The room into which they turned did have a good window on the garden, but any traces of the boy Miles had been were erased. It was now done up as a bland guest room, with scant personality beyond what was lent it by the fabulous house itself. "How long were you here?" she asked, staring around.

"Till last winter, actually. I moved downstairs after I was medically discharged." He jerked up his chin in his habitual nervous tic. "During the decade I served in ImpSec, I was home so seldom, I never thought to need more."

"At least you had your own bath. These houses from the Time of Isolation are sometimes—" She broke off, as the door she casually opened proved instead to be a closet. The door next to it must lead into the bath. A soft glow of light came on automatically.
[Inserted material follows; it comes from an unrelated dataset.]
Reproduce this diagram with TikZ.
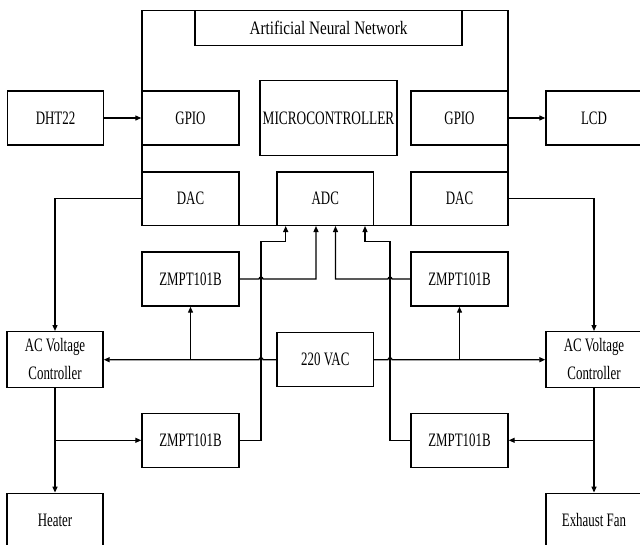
\documentclass[tikz,border=0pt]{standalone}
\usepackage{fontspec}
\setmainfont{Liberation Serif}
\usetikzlibrary{arrows.meta}
\newcommand\sq[2][0.68]{\scalebox{#1}[1]{#2}}
\begin{document}
\begin{tikzpicture}[x=1pt,y=-1pt,
  box/.style={draw, line width=1.4pt, inner sep=0pt, minimum width=97pt, minimum height=54pt,
              font=\fontsize{19}{22}\selectfont},
  sbox/.style={box, minimum width=96pt},
  conn/.style={line width=1.2pt},
  arr/.style={conn, -{Triangle[length=6pt,width=5pt]}}]
\useasboundingbox (0,0) rectangle (640,544);
\clip (0,0) rectangle (640,544);
% microcontroller frame
\node[box, minimum width=366pt, minimum height=214.6pt] (main) at (325,118) {};
\node[box, minimum width=267pt, minimum height=35pt] (ann) at (328.5,28.2) {\sq[0.8]{Artificial Neural Network}};
\node[box, minimum width=137pt, minimum height=75pt] (micro) at (328.5,118.2) {\sq[0.7]{MICROCONTROLLER}};
\node[box] (gpioL) at (190.5,118) {\sq{GPIO}};
\node[box] (gpioR) at (459.5,118) {\sq{GPIO}};
\node[box, minimum height=53.3pt] (dacL) at (190.5,198.65) {\sq{DAC}};
\node[box, minimum width=96.5pt, minimum height=53.3pt] (adc) at (325.25,198.65) {\sq{ADC}};
\node[box, minimum height=53.3pt] (dacR) at (459.5,198.65) {\sq{DAC}};
% outer blocks
\node[sbox] (dht) at (55.5,118) {\sq{DHT22}};
\node[sbox] (lcd) at (594,118) {\sq{LCD}};
\node[box] (zmptTL) at (190.5,279) {\sq{ZMPT101B}};
\node[box] (zmptTR) at (459.5,279) {\sq{ZMPT101B}};
\node[sbox] (acL) at (55,359.7) {\sq{\fontsize{19}{28}\selectfont\begin{tabular}{@{}c@{}}AC Voltage\\Controller\end{tabular}}};
\node[box, minimum width=96.5pt] (vac) at (325.25,359.7) {\sq{220 VAC}};
\node[sbox] (acR) at (594,359.7) {\sq{\fontsize{19}{28}\selectfont\begin{tabular}{@{}c@{}}AC Voltage\\Controller\end{tabular}}};
\node[box] (zmptBL) at (190.5,440.3) {\sq{ZMPT101B}};
\node[box] (zmptBR) at (459.5,440.3) {\sq{ZMPT101B}};
\node[sbox] (heater) at (55,520.3) {\sq{Heater}};
\node[sbox] (fan) at (594,520.3) {\sq{Exhaust Fan}};
% connectors
\draw[arr] (dht) -- (gpioL);
\draw[arr] (gpioR) -- (lcd);
\draw[arr] (dacL.west) -| (acL.north);
\draw[arr] (dacR.east) -| (acR.north);
\draw[arr] (vac.west) -- (263,359.7) arc (0:-180:2) -- (acL.east);
\draw[arr] (vac.east) -- (388,359.7) arc (180:360:2) -- (acR.west);
\draw[arr] (zmptTL.south |- vac.west) -- (zmptTL.south);
\draw[arr] (zmptTR.south |- vac.east) -- (zmptTR.south);
\draw[arr] (zmptTL.east) -- (259,279) arc (180:360:2) -- (316,279) -- (316,279 |- adc.south);
\draw[arr] (zmptTR.west) -- (392,279) arc (0:-180:2) -- (335.5,279) -- (335.5,279 |- adc.south);
\draw[arr] (acL.south) -- (heater.north);
\draw[arr] (acL.south |- zmptBL.west) -- (zmptBL.west);
\draw[arr] (zmptBL.east) -| (261,241.7) -| (285.7,241.7 |- adc.south);
\draw[arr] (acR.south) -- (fan.north);
\draw[arr] (acR.south |- zmptBR.east) -- (zmptBR.east);
\draw[arr] (zmptBR.west) -| (390,241.7) -| (365,241.7 |- adc.south);
\end{tikzpicture}
\end{document}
The closet was stuffed with uniforms—Lord Vorkosigan's old military uniforms, she realized from the size of them, and the superior tailoring. He wouldn't have been able to use standard-issue gear, after all. She recognized black fatigues, Imperial dress and undress greens, and the glittering brilliance of the formal parade red-and-blues. An array of boots stood guard along the floor from side to side. They'd all been put away clean, but the close concentrated aroma of him still permeated the warm dry air that puffed against her face like a caress. She inhaled, stunned by the military-masculine patchouli. It seemed to flow from her nose to her body directly, circumventing her brain. He stepped anxiously to her side, watching her face; the well-chosen scent he wore that she'd noticed in the cool air of his groundcar, a flattering spicy-citrus overlying clean male, was suddenly intensified by his proximity.